By now, his association with a double murder in Atlanta in early 2000 that resulted in Lewis' admission to misdemeanor obstruction of justice is a well-known story.
More recently, though, 2005 was painful for Lewis and Ravens fans. As the team struggled to a 6-10 finish, Lewis missed the final 10 games with a hamstring tear and appeared oddly estranged from the team. Then there were his pointed offseason comments about the Ravens needing to do specific things to improve. To some, the remarks smacked of petulance and were motivated by self-interest.
Lewis has insisted that he was persecuted for being candid and, in actuality, was trying to help his team.
"When the warrior goes out and says, 'I will fight any battle,' they will scream in the stadium for any battle that you fight, 'Wow, he's courageous.' But if the warrior comes off the field and fights the same battle, you kill him because now he's selfish, he's talking about money. [But] it's the same exact fight," Lewis said.
"I would have been a hypocrite to do the things I do, tell my teammates to keep fighting and do the dancing, then after the season, say being mediocre is OK. If I don't go to Ozzie [Newsome, general manager] and look him in the eye and say we need to get [quarterback] Steve McNair and we need a defensive tackle, if I'm not willing to speak up, I'm not being who I am and I'm a hypocrite. I wasn't trying to hurt my organization, I was trying to help it. I was trying to give my team and my city something they didn't have at the time. Hope."
This past season, Lewis shared in the turnaround, regaining his familiar spot on the defensive stat sheet as the team's leading tackler.
Although he missed two games when blood needed to be drained from his back, he was credited with 164 tackles (106 of them solo), five sacks, two interceptions, nine passes defensed, a forced fumble and a fumble recovery.
It just may be that Ryan's defense is the best thing that could have happened to Lewis' career. Despite the 6-foot-1, 250-pound player's superb conditioning - his daily regimen can consist of 1,000 sit-ups and 1,000 pushups - a decade of absorbing the impact of more than 1,500 collisions has had to have taken its toll.
Still, Ryan insists Lewis remains at the top of his game.
"Think about it. He was the best player in the league in a standard 4-3. He was the best player in the league in a 3-4 under [former defensive coordinator] Mike Nolan. And I think he's still the best player in the league in a really unconventional defense," Ryan said. "I know where he is in his career, but he can still match up against any running back or tight end in the league. He can still blitz from the middle or the outside. And I'm telling you, everyone still has to keep track of him."

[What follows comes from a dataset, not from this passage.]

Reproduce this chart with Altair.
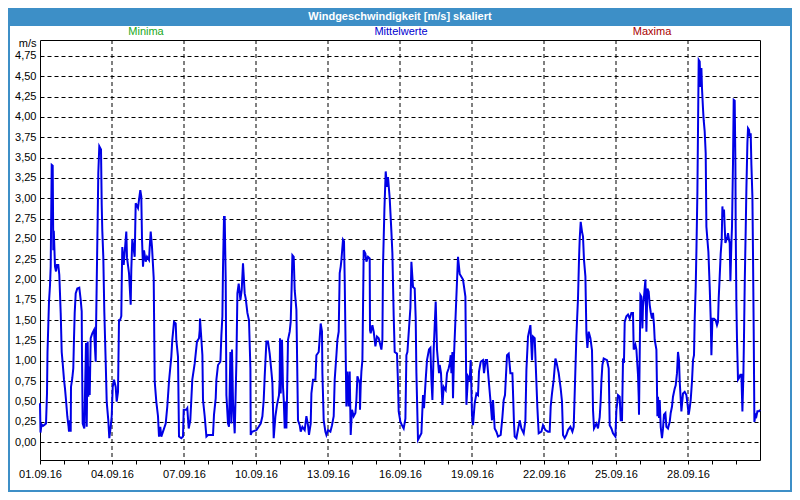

If some around the NFL no longer regard Lewis as the unquestioned top player at his position, or even on his team, it seems not to be an issue for him. Thomas and strong safety Ed Reed were named starters on the AFC Pro Bowl squad and linebacker Terrell Suggs and cornerback Chris McAlister were selected as reserves before Lewis' recent promotion.

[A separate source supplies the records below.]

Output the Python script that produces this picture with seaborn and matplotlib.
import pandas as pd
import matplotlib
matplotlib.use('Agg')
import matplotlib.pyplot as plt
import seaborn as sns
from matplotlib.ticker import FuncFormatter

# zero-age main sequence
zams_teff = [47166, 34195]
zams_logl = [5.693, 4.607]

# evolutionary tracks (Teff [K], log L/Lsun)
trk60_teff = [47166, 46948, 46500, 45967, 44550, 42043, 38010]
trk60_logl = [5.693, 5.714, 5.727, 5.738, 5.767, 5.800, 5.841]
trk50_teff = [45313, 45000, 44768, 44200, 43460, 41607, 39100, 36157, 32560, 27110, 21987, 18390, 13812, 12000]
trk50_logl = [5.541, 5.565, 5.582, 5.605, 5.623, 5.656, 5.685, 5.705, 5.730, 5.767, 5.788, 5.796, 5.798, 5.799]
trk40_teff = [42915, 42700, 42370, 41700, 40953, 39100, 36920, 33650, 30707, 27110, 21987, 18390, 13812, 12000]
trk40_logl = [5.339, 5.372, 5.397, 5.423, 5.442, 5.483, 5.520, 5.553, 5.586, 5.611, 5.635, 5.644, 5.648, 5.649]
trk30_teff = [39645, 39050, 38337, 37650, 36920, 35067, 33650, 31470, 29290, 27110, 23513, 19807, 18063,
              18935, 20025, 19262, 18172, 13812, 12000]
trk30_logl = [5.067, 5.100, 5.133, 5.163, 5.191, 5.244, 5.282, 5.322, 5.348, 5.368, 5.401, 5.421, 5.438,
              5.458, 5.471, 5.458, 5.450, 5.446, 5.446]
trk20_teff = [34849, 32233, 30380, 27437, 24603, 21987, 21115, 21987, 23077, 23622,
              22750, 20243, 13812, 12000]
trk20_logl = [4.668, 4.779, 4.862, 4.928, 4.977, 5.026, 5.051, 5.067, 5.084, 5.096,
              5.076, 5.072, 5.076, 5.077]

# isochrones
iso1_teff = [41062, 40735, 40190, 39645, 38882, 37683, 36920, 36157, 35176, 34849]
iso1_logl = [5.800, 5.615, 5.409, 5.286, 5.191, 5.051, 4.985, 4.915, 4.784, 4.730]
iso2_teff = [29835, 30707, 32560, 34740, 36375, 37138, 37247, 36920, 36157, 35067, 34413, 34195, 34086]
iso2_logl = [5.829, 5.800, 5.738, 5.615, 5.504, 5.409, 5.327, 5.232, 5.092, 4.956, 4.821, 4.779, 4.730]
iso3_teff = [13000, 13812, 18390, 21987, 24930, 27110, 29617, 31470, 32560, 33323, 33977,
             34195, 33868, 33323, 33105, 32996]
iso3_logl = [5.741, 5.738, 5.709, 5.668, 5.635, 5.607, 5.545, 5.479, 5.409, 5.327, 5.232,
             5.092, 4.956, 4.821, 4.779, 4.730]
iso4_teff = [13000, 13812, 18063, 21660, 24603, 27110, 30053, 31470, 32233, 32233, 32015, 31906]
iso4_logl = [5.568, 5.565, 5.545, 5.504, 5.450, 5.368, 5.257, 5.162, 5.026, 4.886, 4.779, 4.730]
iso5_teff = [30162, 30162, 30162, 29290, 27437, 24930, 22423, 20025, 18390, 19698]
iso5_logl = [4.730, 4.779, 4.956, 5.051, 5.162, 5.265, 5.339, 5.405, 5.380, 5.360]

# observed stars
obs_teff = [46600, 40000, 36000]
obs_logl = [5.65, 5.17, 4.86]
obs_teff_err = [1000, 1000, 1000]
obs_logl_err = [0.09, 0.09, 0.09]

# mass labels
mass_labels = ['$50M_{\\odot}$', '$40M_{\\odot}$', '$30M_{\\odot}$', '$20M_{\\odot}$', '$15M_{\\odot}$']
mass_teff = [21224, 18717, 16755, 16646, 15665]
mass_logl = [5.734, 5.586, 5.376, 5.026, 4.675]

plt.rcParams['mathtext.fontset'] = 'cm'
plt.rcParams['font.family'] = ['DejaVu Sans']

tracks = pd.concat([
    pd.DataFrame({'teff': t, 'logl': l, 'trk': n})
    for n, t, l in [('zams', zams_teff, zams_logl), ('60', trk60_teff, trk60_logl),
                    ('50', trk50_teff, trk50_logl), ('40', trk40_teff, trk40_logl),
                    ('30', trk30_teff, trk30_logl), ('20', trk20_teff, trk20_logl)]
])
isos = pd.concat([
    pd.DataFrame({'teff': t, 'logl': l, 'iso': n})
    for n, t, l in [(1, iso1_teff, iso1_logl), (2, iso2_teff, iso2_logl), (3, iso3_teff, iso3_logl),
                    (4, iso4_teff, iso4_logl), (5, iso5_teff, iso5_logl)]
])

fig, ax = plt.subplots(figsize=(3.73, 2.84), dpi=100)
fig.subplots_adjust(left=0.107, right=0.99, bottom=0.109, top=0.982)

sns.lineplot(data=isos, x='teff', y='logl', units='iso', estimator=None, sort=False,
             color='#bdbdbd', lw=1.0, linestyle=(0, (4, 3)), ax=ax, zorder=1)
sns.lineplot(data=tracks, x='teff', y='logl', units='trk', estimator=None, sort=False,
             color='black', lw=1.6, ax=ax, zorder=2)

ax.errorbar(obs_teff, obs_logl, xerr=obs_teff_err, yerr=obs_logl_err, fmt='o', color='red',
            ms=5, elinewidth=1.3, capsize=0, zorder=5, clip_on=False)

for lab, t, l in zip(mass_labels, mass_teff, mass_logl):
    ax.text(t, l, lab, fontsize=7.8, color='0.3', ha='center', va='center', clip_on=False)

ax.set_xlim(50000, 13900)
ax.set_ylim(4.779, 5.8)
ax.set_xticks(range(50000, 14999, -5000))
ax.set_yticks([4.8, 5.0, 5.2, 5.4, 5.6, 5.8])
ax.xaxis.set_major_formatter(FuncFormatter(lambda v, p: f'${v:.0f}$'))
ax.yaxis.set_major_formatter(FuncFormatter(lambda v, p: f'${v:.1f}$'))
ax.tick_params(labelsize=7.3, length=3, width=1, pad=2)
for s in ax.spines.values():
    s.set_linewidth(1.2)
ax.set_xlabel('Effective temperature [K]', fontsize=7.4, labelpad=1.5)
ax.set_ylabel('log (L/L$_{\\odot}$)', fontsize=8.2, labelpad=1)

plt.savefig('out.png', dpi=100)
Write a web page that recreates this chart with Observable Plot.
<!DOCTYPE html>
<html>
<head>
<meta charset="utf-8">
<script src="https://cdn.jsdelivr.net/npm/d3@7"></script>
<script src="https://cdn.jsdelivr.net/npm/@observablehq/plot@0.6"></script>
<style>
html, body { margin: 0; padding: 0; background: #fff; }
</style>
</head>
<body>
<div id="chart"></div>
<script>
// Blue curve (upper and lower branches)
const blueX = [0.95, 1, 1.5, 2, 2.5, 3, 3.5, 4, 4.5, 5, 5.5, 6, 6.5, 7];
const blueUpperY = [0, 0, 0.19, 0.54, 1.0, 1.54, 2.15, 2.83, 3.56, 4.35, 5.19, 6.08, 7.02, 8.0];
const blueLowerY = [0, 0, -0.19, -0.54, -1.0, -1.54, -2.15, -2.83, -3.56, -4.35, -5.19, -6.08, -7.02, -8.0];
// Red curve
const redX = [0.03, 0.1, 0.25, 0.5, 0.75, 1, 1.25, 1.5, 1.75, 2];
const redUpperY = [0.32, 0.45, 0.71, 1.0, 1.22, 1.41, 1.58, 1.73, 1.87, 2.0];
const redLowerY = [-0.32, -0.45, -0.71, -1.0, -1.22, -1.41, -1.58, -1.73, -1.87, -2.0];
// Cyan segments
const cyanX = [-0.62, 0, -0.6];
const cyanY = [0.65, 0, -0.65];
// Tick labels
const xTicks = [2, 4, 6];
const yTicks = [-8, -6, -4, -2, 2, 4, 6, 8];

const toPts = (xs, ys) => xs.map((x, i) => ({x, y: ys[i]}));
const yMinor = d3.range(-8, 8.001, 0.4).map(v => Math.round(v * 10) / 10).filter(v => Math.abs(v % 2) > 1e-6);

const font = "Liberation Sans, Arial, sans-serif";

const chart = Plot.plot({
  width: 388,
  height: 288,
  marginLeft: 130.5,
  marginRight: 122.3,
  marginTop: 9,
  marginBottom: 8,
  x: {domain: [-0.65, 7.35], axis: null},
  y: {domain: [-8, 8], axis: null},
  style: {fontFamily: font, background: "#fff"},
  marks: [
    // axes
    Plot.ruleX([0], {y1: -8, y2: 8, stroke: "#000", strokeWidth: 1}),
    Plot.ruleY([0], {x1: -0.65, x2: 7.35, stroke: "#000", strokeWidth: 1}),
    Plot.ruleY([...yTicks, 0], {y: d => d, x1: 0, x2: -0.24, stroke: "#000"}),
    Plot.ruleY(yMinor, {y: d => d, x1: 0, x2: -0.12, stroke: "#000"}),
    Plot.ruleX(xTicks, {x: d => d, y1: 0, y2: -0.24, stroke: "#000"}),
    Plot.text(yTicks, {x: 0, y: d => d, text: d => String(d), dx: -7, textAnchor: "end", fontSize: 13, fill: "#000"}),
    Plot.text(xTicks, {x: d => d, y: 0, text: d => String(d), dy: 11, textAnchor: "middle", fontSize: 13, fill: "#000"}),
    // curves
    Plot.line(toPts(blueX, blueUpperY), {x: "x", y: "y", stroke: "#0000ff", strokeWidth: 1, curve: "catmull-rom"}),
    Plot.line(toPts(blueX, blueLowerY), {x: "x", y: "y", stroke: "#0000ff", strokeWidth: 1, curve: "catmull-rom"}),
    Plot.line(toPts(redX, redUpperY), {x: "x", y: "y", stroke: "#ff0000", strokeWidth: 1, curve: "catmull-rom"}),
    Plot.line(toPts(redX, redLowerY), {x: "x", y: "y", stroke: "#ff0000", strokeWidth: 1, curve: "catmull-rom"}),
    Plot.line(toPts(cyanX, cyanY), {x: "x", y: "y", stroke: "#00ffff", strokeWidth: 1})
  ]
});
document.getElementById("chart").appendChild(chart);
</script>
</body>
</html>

"I don't want to be ranked No. 1; I just want to be the general," Lewis said.
And after the disappointing loss to the Colts two weeks ago, the Ravens' linebacker insisted on looking forward and dismissed concerns about time running out for a Ravens roster on which some stars - including him - have arrived at what's considered the latter stages of their NFL careers.
"The bottom line is what we did as a defense, nobody expected that. What we did, winning the AFC North, nobody expected that," Lewis said. "So to say that the window is closing, I think the window is just opening for the things that we're trying to do."